Serializes a value as a JSON string and stores it as a string

Does what ((writeJSON)) does but serializes to a string instead of a location target.

str asJSON(value val, bool unpackedLocations=false, str dateTimeFormat=DEFAULT_DATETIME_FORMAT, bool dateTimeAsInt=false, int indent = 0, bool dropOrigins=true, JSONFormatter[value] formatter = str (value _) { fail; }, bool explicitConstructorNames=false, bool explicitDataTypes=false)

This function uses writeJSON and stores the result in a string.

alias JSONFormatter

((writeJSON)) and ((asJSON)) uses Formatter functions to flatten structured data to strings, on-demand

str (&T)

A JSONFormatter can be passed to the Write J S ON and As J S ON functions. When/if the type matches an algebraic data-type to be serialized, then it is applied and the resulting string is serialized to the JSON stream instead of the structured data.

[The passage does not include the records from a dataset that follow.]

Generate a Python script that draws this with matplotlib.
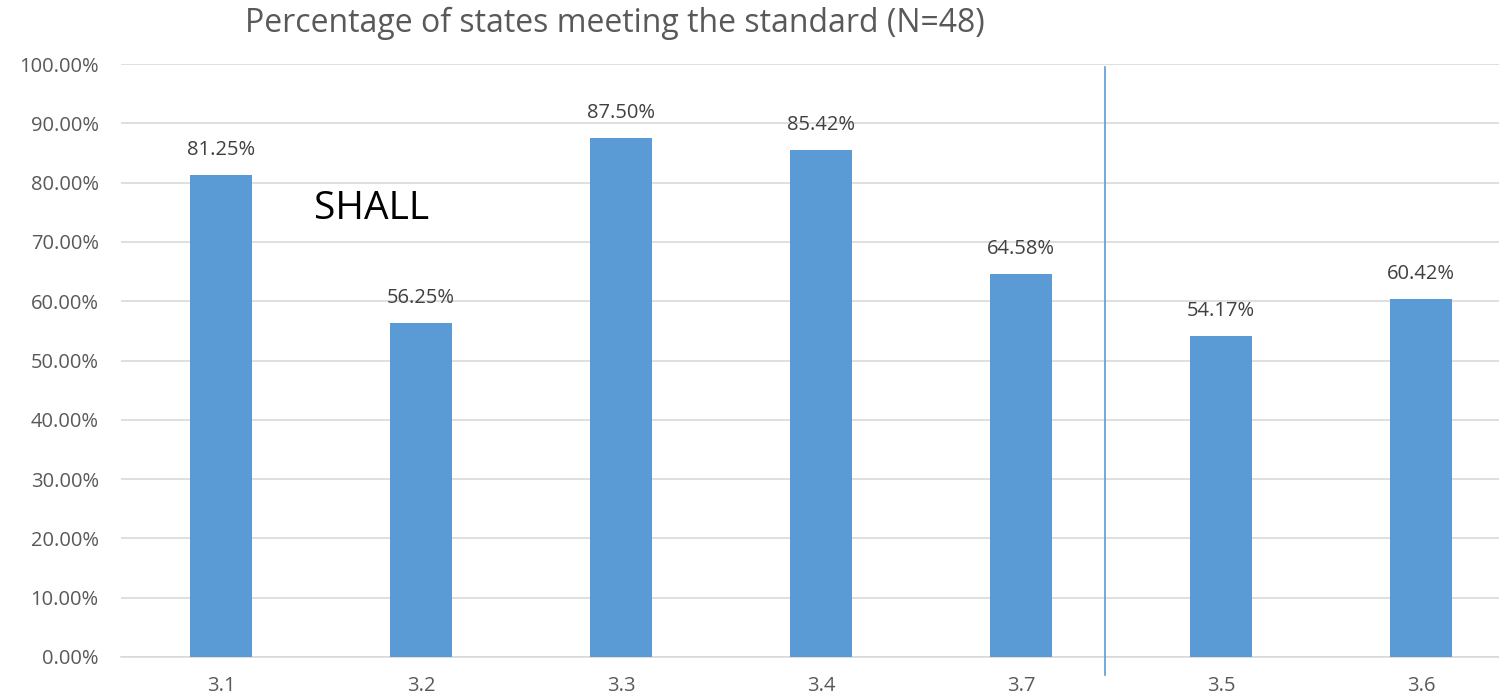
import matplotlib.pyplot as plt
import numpy as np

plt.rcParams['font.family'] = ['Open Sans', 'DejaVu Sans']

categories = ['3.1', '3.2', '3.3', '3.4', '3.7', '3.5', '3.6']
values = [81.25, 56.25, 87.50, 85.42, 64.58, 54.17, 60.42]

fig = plt.figure(figsize=(14.99, 7), dpi=100)
# plot area runs a little past the right edge of the picture
ax = fig.add_axes([121 / 1499, 1 - 657 / 700, 1400 / 1499, (657 - 64) / 700])

x = np.arange(len(categories))
ax.bar(x, values, width=0.31, color='#5B9BD5', zorder=3)
for xi, v in zip(x, values):
    ax.annotate(f'{v:.2f}%', (xi, v), xytext=(0, 18), textcoords='offset points',
                ha='center', va='center', fontsize=14.5, color='#404040')

ax.set_xlim(-0.5, len(categories) - 0.5)
ax.set_ylim(0, 100)
ax.set_yticks(np.arange(0, 101, 10))
ax.set_yticklabels([f'{t:.2f}%' for t in np.arange(0, 101, 10)])
ax.set_xticks(x)
ax.set_xticklabels(categories)
ax.tick_params(length=0, labelsize=14.5, labelcolor='#595959')
ax.tick_params(axis='x', pad=14)
ax.tick_params(axis='y', pad=16)
ax.grid(axis='y', color='#D9D9D9', linewidth=1.2, zorder=0)
for s in ['top', 'right', 'left']:
    ax.spines[s].set_visible(False)
ax.spines['bottom'].set_color('#D9D9D9')
ax.spines['bottom'].set_linewidth(1.2)

# divider between SHALL and the rest
ax.plot([4.42, 4.42], [-3.0, 99.5], color='#5B9BD5', linewidth=1.2,
        clip_on=False, zorder=4)

ax.text(0.465, 75.5, 'SHALL', fontsize=28, color='black', va='center')

fig.text(615 / 1499, 1 - 23 / 700, 'Percentage of states meeting the standard (N=48)',
         ha='center', va='center', fontsize=23, color='#595959')

fig.savefig('out.png', dpi=100)
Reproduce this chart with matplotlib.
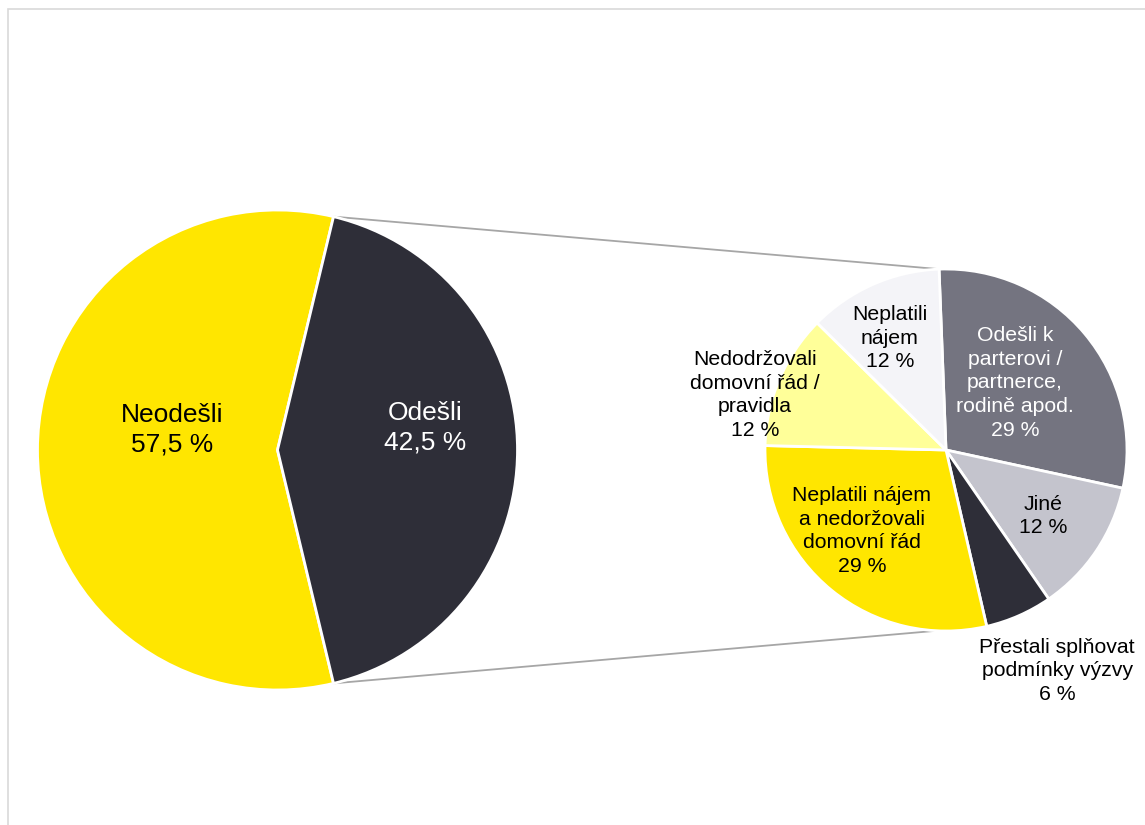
import matplotlib.pyplot as plt
import numpy as np
from matplotlib.patches import Rectangle

plt.rcParams['font.family'] = ['Liberation Sans', 'DejaVu Sans']

# main pie
main_labels = ['Neodešli', 'Odešli']
main_values = [57.5, 42.5]
main_text = ['57,5 %', '42,5 %']
main_colors = ['#ffe600', '#2e2e38']

# breakdown of "Odešli"
sub_labels = ['Odešli k\nparterovi /\npartnerce,\nrodině apod.',
              'Jiné',
              'Přestali splňovat\npodmínky výzvy',
              'Neplatili nájem\na nedoržovali\ndomovní řád',
              'Nedodržovali\ndomovní řád /\npravidla',
              'Neplatili\nnájem']
sub_values = [29, 12, 6, 29, 12, 12]
sub_colors = ['#747480', '#c4c4cd', '#2e2e38', '#ffe600', '#ffff99', '#f4f4f8']
sub_text_colors = ['white', 'black', 'black', 'black', 'black', 'black']

W, H = 1145, 825
fig = plt.figure(figsize=(W / 100, H / 100), dpi=100)
ax = fig.add_axes([0, 0, 1, 1])
ax.set_xlim(0, W)
ax.set_ylim(0, H)
ax.set_aspect('equal')
ax.axis('off')

# light frame (left/top visible)
ax.add_patch(Rectangle((8, -20), W + 50, H - 9 + 20, fill=False,
                       edgecolor='#d9d9d9', linewidth=1.2))

c1, r1 = (277.5, 375), 240
c2, r2 = (946, 375), 181

start1 = 360 * main_values[1] / 200
ax.pie(main_values, colors=main_colors, center=c1, radius=r1,
       startangle=start1, counterclock=True,
       wedgeprops=dict(edgecolor='white', linewidth=2), frame=True)

ax.pie(sub_values, colors=sub_colors, center=c2, radius=r2,
       startangle=92.2, counterclock=False,
       wedgeprops=dict(edgecolor='white', linewidth=2), frame=True)
ax.set_xlim(0, W)
ax.set_ylim(0, H)
ax.axis('off')

# connector lines
a_top1, a_bot1 = np.radians(start1), np.radians(-start1)
a_top2 = np.radians(92.2)
a_bot2 = np.radians(92.2 - 360 * sum(sub_values[:3]) / 100)
ax.plot([c1[0] + r1 * np.cos(a_top1), c2[0] + r2 * np.cos(a_top2)],
        [c1[1] + r1 * np.sin(a_top1), c2[1] + r2 * np.sin(a_top2)],
        color='#a6a6a6', linewidth=1.3, zorder=0)
ax.plot([c1[0] + r1 * np.cos(a_bot1), c2[0] + r2 * np.cos(a_bot2)],
        [c1[1] + r1 * np.sin(a_bot1), c2[1] + r2 * np.sin(a_bot2)],
        color='#a6a6a6', linewidth=1.3, zorder=0)

# main labels
main_pos = [(172, H - 430), (425, H - 428)]
for lab, t, (x, y), col in zip(main_labels, main_text, main_pos, ['black', 'white']):
    ax.text(x, y, f'{lab}\n{t}', ha='center', va='center', fontsize=19,
            color=col, linespacing=1.3)

# sub labels
sub_pos = [(1015, H - 383), (1043, H - 516), (1057, H - 671),
           (862, H - 531), (755, H - 395), (890, H - 338)]
for lab, v, (x, y), col in zip(sub_labels, sub_values, sub_pos, sub_text_colors):
    ax.text(x, y, f'{lab}\n{v} %', ha='center', va='center', fontsize=15.3,
            color=col, linespacing=1.32)

fig.savefig('out.png', dpi=100, facecolor='white')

The goal of JSONFormat and its dual JSONParser is to bridge the gap between string-based JSON encodings and typical Rascal algebraic combinators.

alias JSONParser

((readJSON)) and ((parseJSON)) use JSONParser functions to turn unstructured data into structured data.

&T (type[&T], str)

A parser JSONParser can be passed to Read J S ON and Parse J S ON. When the reader expects an algebraic data-type or a syntax type, but the input at that moment is a JSON string, then the parser is called on that string (after string.trim()).

The resulting data constructor is put into the resulting value instead of a normal string.

The goal of JSONParser and its dual JSONFormatter is to bridge the gap between string-based JSON encodings and typical Rascal algebraic combinators.

Benefits

  • Use parsers to create more structure than JSON provides.

Pitfalls

  • The type[&T] argument is called dynamically by the JSON reader; it does not contain the grammar. It does encode the expected type of the parse result.
  • The expected types can only be data types, not syntax types.